>> Start

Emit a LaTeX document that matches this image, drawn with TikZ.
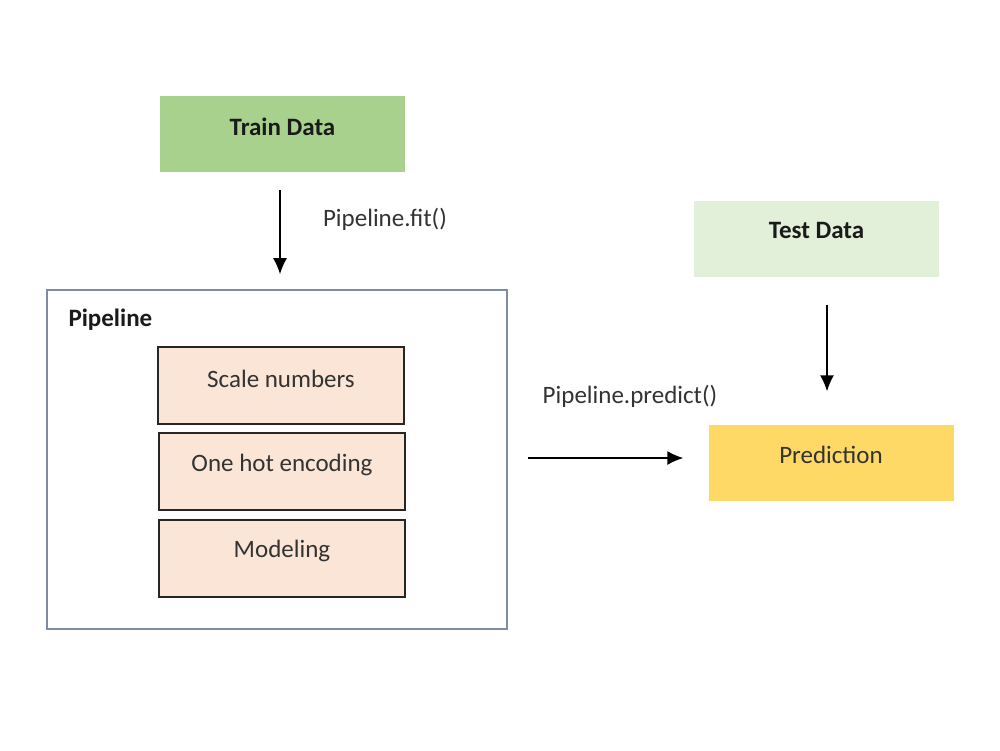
\documentclass[tikz,border=0pt]{standalone}
\usepackage{fontspec}
\setmainfont{Carlito}
\usetikzlibrary{arrows.meta}
\definecolor{traingreen}{HTML}{A9D18E}
\definecolor{testgreen}{HTML}{E2F0D9}
\definecolor{stepfill}{HTML}{FBE5D6}
\definecolor{predfill}{HTML}{FFD966}
\definecolor{frameblue}{HTML}{7F8CA0}
\definecolor{textdark}{HTML}{1A1A1A}
\definecolor{textgrey}{HTML}{333333}
\begin{document}
\begin{tikzpicture}[x=1pt,y=-1pt,
  box/.style={draw=none,inner sep=0pt,minimum width=245pt,minimum height=76pt},
  stepbox/.style={draw=black!85,line width=1.6pt,fill=stepfill,inner sep=0pt,
                  minimum width=246pt,minimum height=77pt},
  title/.style={font=\fontsize{25}{30}\selectfont\bfseries,text=textdark},
  plain/.style={font=\fontsize{25}{30}\selectfont,text=textgrey},
  flow/.style={line width=1.5pt,-{Latex[length=16pt,width=14pt]}}]
\useasboundingbox (0,0) rectangle (1000,750);
\fill[white] (0,0) rectangle (1000,750);

% data sources and result
\node[box,fill=traingreen] (train) at (282.5,134) {};
\node[title] (traint) at (282.5,127) {Train Data};
\node[box,fill=testgreen] (test) at (816.5,238.5) {};
\node[title] (testt) at (816.5,230.5) {Test Data};
\node[box,fill=predfill] (pred) at (831,462.5) {};
\node[plain] (predt) at (831,454.5) {Prediction};

% pipeline frame and its steps
\node[draw=frameblue,line width=1.6pt,inner sep=0pt,minimum width=460pt,minimum height=339pt] (pipe) at (277,459.5) {};
\node[title,anchor=west] (pipet) at (65,320) {Pipeline};
\node[stepbox] (scale) at (281,385.5) {};
\node[plain] (scalet) at (281,378.5) {Scale numbers};
\node[stepbox] (onehot) at (282,471.5) {};
\node[plain] (onehott) at (282,465) {One hot encoding};
\node[stepbox] (model) at (282,558.5) {};
\node[plain] (modelt) at (282,551) {Modeling};

% connectors
\draw[flow,shorten <=18pt,shorten >=15pt] (train.south -| 280,0) -- (pipe.north -| 280,0);
\node[plain] (fitlab) at (385,219.5) {Pipeline.fit()};
\draw[flow,shorten <=28pt,shorten >=33pt] (test.south -| 827,0) -- (pred.north -| 827,0);
\draw[flow,shorten <=20pt,shorten >=25pt] (pipe.east |- 0,458) -- (pred.west |- 0,458);
\node[plain] (predlab) at (630,396.5) {Pipeline.predict()};
\end{tikzpicture}
\end{document}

>> End

- **EXERCISE GOAL**: Your copy of the data above should match it exactly, except that pictures are left out.

- **OUTPUT**:
Emit a LaTeX document that matches this image, drawn with TikZ.
\documentclass[tikz,border=0pt]{standalone}
\usepackage{fontspec}
\setmainfont{Carlito}
\usetikzlibrary{arrows.meta}
\definecolor{traingreen}{HTML}{A9D18E}
\definecolor{testgreen}{HTML}{E2F0D9}
\definecolor{stepfill}{HTML}{FBE5D6}
\definecolor{predfill}{HTML}{FFD966}
\definecolor{frameblue}{HTML}{7F8CA0}
\definecolor{textdark}{HTML}{1A1A1A}
\definecolor{textgrey}{HTML}{333333}
\begin{document}
\begin{tikzpicture}[x=1pt,y=-1pt,
  box/.style={draw=none,inner sep=0pt,minimum width=245pt,minimum height=76pt},
  stepbox/.style={draw=black!85,line width=1.6pt,fill=stepfill,inner sep=0pt,
                  minimum width=246pt,minimum height=77pt},
  title/.style={font=\fontsize{25}{30}\selectfont\bfseries,text=textdark},
  plain/.style={font=\fontsize{25}{30}\selectfont,text=textgrey},
  flow/.style={line width=1.5pt,-{Latex[length=16pt,width=14pt]}}]
\useasboundingbox (0,0) rectangle (1000,750);
\fill[white] (0,0) rectangle (1000,750);

% data sources and result
\node[box,fill=traingreen] (train) at (282.5,134) {};
\node[title] (traint) at (282.5,127) {Train Data};
\node[box,fill=testgreen] (test) at (816.5,238.5) {};
\node[title] (testt) at (816.5,230.5) {Test Data};
\node[box,fill=predfill] (pred) at (831,462.5) {};
\node[plain] (predt) at (831,454.5) {Prediction};

% pipeline frame and its steps
\node[draw=frameblue,line width=1.6pt,inner sep=0pt,minimum width=460pt,minimum height=339pt] (pipe) at (277,459.5) {};
\node[title,anchor=west] (pipet) at (65,320) {Pipeline};
\node[stepbox] (scale) at (281,385.5) {};
\node[plain] (scalet) at (281,378.5) {Scale numbers};
\node[stepbox] (onehot) at (282,471.5) {};
\node[plain] (onehott) at (282,465) {One hot encoding};
\node[stepbox] (model) at (282,558.5) {};
\node[plain] (modelt) at (282,551) {Modeling};

% connectors
\draw[flow,shorten <=18pt,shorten >=15pt] (train.south -| 280,0) -- (pipe.north -| 280,0);
\node[plain] (fitlab) at (385,219.5) {Pipeline.fit()};
\draw[flow,shorten <=28pt,shorten >=33pt] (test.south -| 827,0) -- (pred.north -| 827,0);
\draw[flow,shorten <=20pt,shorten >=25pt] (pipe.east |- 0,458) -- (pred.west |- 0,458);
\node[plain] (predlab) at (630,396.5) {Pipeline.predict()};
\end{tikzpicture}
\end{document}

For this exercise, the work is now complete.